The Rugged Road to City Status
By JIA HOUMING

I was born into a rural family in the early 1970s. My illiterate, honest, hardworking parents had altogether seven children of whom five survived. I am the youngest.

An ever-present threat of hunger dominated my childhood. During the years of the planned economy, each adult was allocated a 16-kilogram grain ration each month, and children's rations were even less. To eke this out we often went fishing in the then unpolluted local rivers. During slack seasons all able-bodied farmers were expected to work on irrigation projects. On the days my parents went off to perform this quasi-compulsory labor, frequently compensated in grain or food, I would stay up late, anticipating the steamed bread emolument they were to bring home.

This austere way of life did not deter my parents from doing all they could to send us to school. Three decades ago there was an even greater gap of development between  China's countryside and cities. Higher education was the only means for rural children to the urban residence registration that would guarantee work and a stable food supply. Thanks to my parents' support and the low tuition rates at the time, all five of us received a fair education, and now have a decent standard of living. Today, putting five children through school is impossible in the countryside, as school fees have spiraled in recent years.

Education changed my life. I entered senior middle school with the highest mark in my township, and was enrolled by the People's University in Beijing three years later. In 2000 I went to Tsinghua University to take my master's degree. Pursuing higher education enabled me to leave my village, obtain registration as an urban resident, and find a job in the city. More important, study gave me new enjoyment of life, more confidence, and broadened my knowledge of the world. These aspects are, however, of little relevance to my fellow villagers. They hold me up to their children as an example of the more tangible benefits of study.

After graduating in 1992 I got a job in a college, and later met my wife, a rural girl. Many people's advice to a college teacher such as me who had cut himself free of the ties of the countryside, would be to try to marry an urban, rather than rural, woman. There has been little change in the Chinese custom of urban and rural men marrying women of the same residential status. It is generally believed that only urban men of a low income, status or undesirable physique resort to taking a rural spouse.

Not having urban residence registration meant that my wife had no access to stable work or social welfare, which would impose a strain on household finances. I was nevertheless moved by her pureness of heart and unquestioning loyalty, and so married her despite all the difficulties that lay in store.

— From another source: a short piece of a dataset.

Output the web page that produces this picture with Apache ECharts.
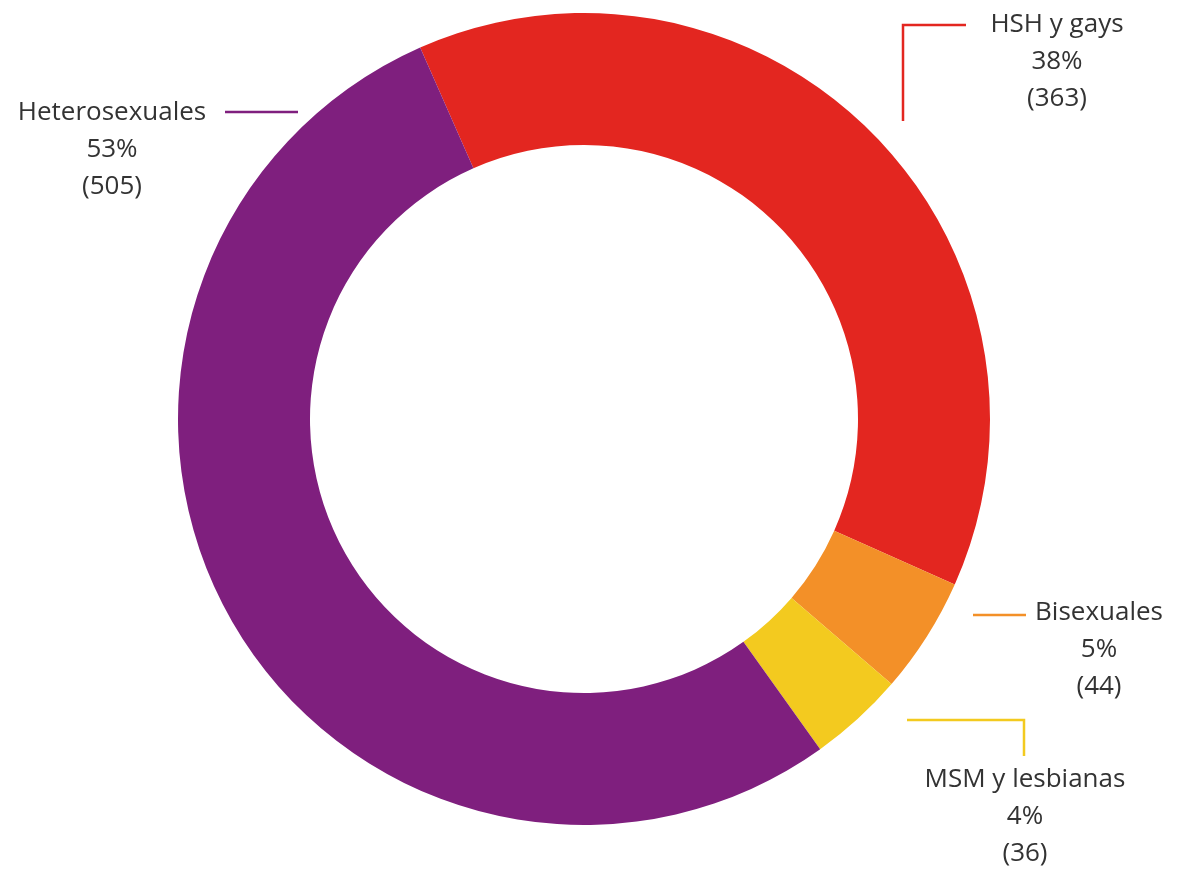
<!DOCTYPE html>
<html>
<head>
<meta charset="utf-8">
<script src="https://cdn.jsdelivr.net/npm/echarts@6/dist/echarts.min.js"></script>
<style>
    html, body { margin: 0; padding: 0; background: #fff; }
    #chartMain { width: 1178px; height: 869px; }
</style>
</head>
<body>
<div id="chartMain"></div>
<script>
    // datos del gráfico
    var categories = ['HSH y gays', 'Bisexuales', 'MSM y lesbianas', 'Heterosexuales'];
    var values = [363, 44, 36, 505];
    var colors = ['#e32620', '#f39028', '#f3ca1f', '#7f1f7e'];

    // posición de etiquetas y líneas (px)
    var labelPos = [
        { x: 1057, y: 62, line: [[903, 121], [903, 25], [966, 25]] },
        { x: 1099, y: 650, line: [[973, 615], [1026, 615]] },
        { x: 1025, y: 817, line: [[907, 720], [1024, 720], [1024, 756]] },
        { x: 112, y: 150, line: [[298, 112], [225, 112]] }
    ];

    var myChart = echarts.init(document.getElementById('chartMain'));

    var seriesData = categories.map(function (name, i) {
        return {
            name: name,
            value: values[i],
            itemStyle: { color: colors[i] },
            labelLine: { lineStyle: { color: colors[i], width: 2.5 } }
        };
    });

    myChart.setOption({
        animation: false,
        series: [{
            type: 'pie',
            center: [584, 419],
            radius: [274, 406],
            startAngle: 113.8,
            clockwise: true,
            avoidLabelOverlap: false,
            label: {
                show: true,
                position: 'outside',
                fontFamily: 'Open Sans',
                fontSize: 26,
                lineHeight: 37,
                color: '#333',
                align: 'center',
                formatter: function (p) {
                    return p.name + '\n' + Math.round(p.percent) + '%\n(' + p.value + ')';
                }
            },
            labelLine: { show: true, smooth: false },
            labelLayout: function (params) {
                var pos = labelPos[params.dataIndex];
                return {
                    x: pos.x,
                    y: pos.y,
                    align: 'center',
                    verticalAlign: 'middle',
                    labelLinePoints: pos.line
                };
            },
            data: seriesData
        }]
    });
</script>
</body>
</html>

In 1995 I made just 100 yuan each month. Life became even harder when the college I worked at made a ruling that staff members with rural spouses did not qualify for allocated housing. I protested and pleaded, but to no avail.

I had no choice but to move to another college that provided accommodation for all its teachers, regardless of their spouses' status. A year later we had a child. At that time babies were registered according to their mothers' residential status, which meant that a child born to a woman from the countryside was also a rural resident. In order for my child to have the same privileges of education and work as those enjoyed by urban citizens, I borrowed money and purchased my son's urban status for 7,000 yuan. This was a last resort for rural parents.

As it turned out, while my son was at primary school the residence registration system in my home province of Jiangsu began to relax. I had thus made a superfluous investment, but was nonetheless glad that China was steadily undergoing reforms that promoted the labor flow and development of human resources. Before the 1980s even buying an urban residence registration was impossible.

I began to study for my master's degree in 2000. On graduating I joined another college that also offered my wife a job. Life has been generally easier since I gained a higher academic degree. Until the gap between city and countryside is narrowed, however, and social reforms that stimulate a free flow of talent are launched, residence registration will continue to determine a Chinese person's fate.

JIA HOUMING is a college teacher in Nantong, Jiangsu Province.